Required Text: Navigating English Grammar: Analyzing the Syntax of Real Language, by Anne Lobeck and Kristin Denham.

NOTE: This class is cross-listed with ENG 436 and is mostly for English majors. If you have already had LING 321, you may want to take another class. If you're interested in teaching or education, though, this might be for you.

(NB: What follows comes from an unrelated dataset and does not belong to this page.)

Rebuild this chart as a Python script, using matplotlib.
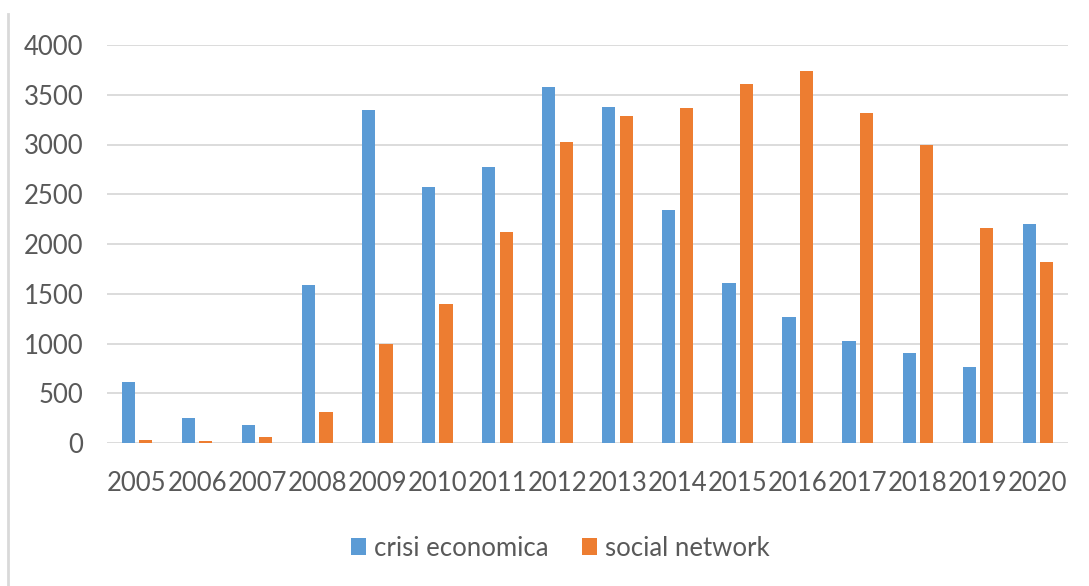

LING 402: Psychoacoustics - Dr. McNeel Jantzen

TR 2-3:50

Prerequisite: CHIN 301 OR LING 310; one course from: LING 204, ENG 270 or ANTH 347

Credits: 5

Description: This is a multidisciplinary course, that will provide you with a solid understanding of auditory processing by examining sound from within linguistics, psychoacoustics, and cognitive neuroscience.  The aim of this course is to offer students an understanding of the broad physical, physiological, and cognitive issues related to sound production and listening. Students will learn how speech and music signals are transformed from physical activity in the environment, to sensations in auditory sensory system, to psychological perceptions in the brain. The relationship between a sound and its perception will be discussed in terms of the underlying mechanisms and the limitations of our hearing system. Topics will include a description of the auditory system and neural pathways; signal detection and discrimination; masking; temporal resolution; pitch, timbre, and loudness perception; sound localization; auditory scene analysis; and speech and music perception.  

Required Text:  Auditory Neuroscience: Making Sense of Sound by By Jan SchnuppIsrael Nelken and Andrew J. King.  MIT Press.  (The book is available in hardcover, paperback, and in ebook formats).